- by Suki Mann
|iTraxx X-Over Index
|10 Yr Bund
|iBoxx Corp IG
|iBoxx Corp HY Index
|10 Yr US T-Bond
And now the unstoppable juggernaut…
As bad as the markets were in January and early February, the opposite is now true. Even in yesterday’s session, the markets in Europe maintained an upbeat tone despite being greeted by weakness in Asia overnight. The omens appear to be good and we certainly look to a decent week or so before we close out April. Equities higher, credit spreads tighter, oil prices up and even government bonds slightly better bid, for choice. The nerves though will be jangling a little as we go through May and get closer to the ECB announcing the details of their intentions for corporate bond purchases. We don’t think that happens today and the market hadn’t ought to be disappointed if that turns out to be the case. As a reminder, we think they will struggle to lift much more than €2bn a month.
In the meantime, we noticed in Wednesday’s session that Unibail-Rodamco were initially out with dual tranche €500m/10-year and €300m/20-year issues – but later increased to €500m for each.
As well as being surprised by the demand for the longer issue, the group actually increased it to €500m – and achieved “benchmark status”. We dare say they could have got the €300m done easily (good demand saw them increase it) but make the point that size is no longer a handicap in getting enough investor interest in a bond issue.
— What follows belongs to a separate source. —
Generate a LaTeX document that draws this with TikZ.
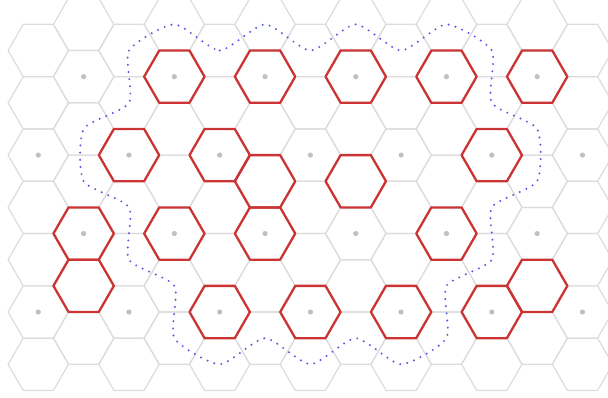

We fleshed out this point in an earlier comment this week and we think that there is a high likelihood that more borrowers will look to getting smaller deals away, rather than be coerced by bankers into doing bigger deals to access the widest audiences – as well as to improve the issues liquidity. Size doesn’t necessarily lead to better liquidity – that’s for another comment.
Anyway, only time will tell whether we get any new “benchmark” less than the current one of €500m needed for inclusion in most IG indices. The ECB’s impending involvement has changed the nature of this game. In the HY market, the hurdle for gaining “benchmark” status is lower, typically €150-250m, and these are the sorts of deal sizes/borrowers/ratings we need to get used to as being the norm for the funding transmission mechanism Draghi et al talk so much about to get working. SMEs will not be able to raise, nor need, much more than this. Unfortunately, this is not going to happen as a pure capital markets play – it will take too long, and the market isn’t ready for lots of smaller sized deals of this nature. The banks are going to have to step-up to the plate. We think even that is unlikely unless – or until – we get some clear visibility in the economic outlook and/or, more to the point, the politicians and regulators ease the capital restrictions strangling that particular bank lending dynamic.
Primary busy, but just one non-financial in IG
Heineken refreshed with a 10-year, while the HY market saw an increased €500m issue from Buzzi Unicem. The HY market has really disappointed this year and while January and February were big risk-off months, we have failed to get much traction since then. The HY market investor base (and IG players for that matter) has been receptive to bigger groups, national champion-like fallen angles, but for the rest, it has been a tough ask to get a deal away. The Buzzi deal was well-received and they managed to price 25bp inside the initial guidance. Unibail did the same on books 5-6x oversubscribed while Heineken only managed to squeeze final pricing around 15bp better than IPT. With Heineken being the sole IG non-financial on the screens, the total for the month just tops €23bn. The rest saw a senior HoldCo issue from KBC (€750m, -23bp inside IPT) and then the usual smattering of covered bond and SSA transactions.
All good, get involved
Corporate hybrids are still in vogue/demand. The yield on the non-financial corporate hybrid index, for example, has dropped to 3.94% (-10bp in the session) and back to levels last seen in September last year. We ought to expect that as yields drop further – which they will – that more issuance will come. Cheap equity. The tightening in the session was broad based and the Markit iBoxx IG corporate bond index set another 2016 low of B+146bp as secondary continued to squeeze.
It feels good, if not little frustrating because offered side liquidity is worsening. IG index total returns are up at 2.75% YTD and that is excellent. High yield spreads were tighter/prices higher, and the index managed to edge just little lower while index total returns are now up at 3%! Surprisingly, the synthetic indices underperformed again and edged only a little lower, with the Main iTraxx index at 70bp (unch) an X-Over at 299bp (-3bp).
And finally, the DAX closed up 0.7% at 10,412 and is now just 300 points off being flat for the year (single digit percentage points). Oil prices perked up after US inventories for the week came in lower than expected. Brent was up at $45.5 (+3.5%) and we haven’t seen a level that high for Brent this side of 2016 (since November last year actually). Bund yields ended a little lower, the 10-year at 0.15% while peripheral risk was also slightly better bid. The S&P closed higher and could help markets in today’s session.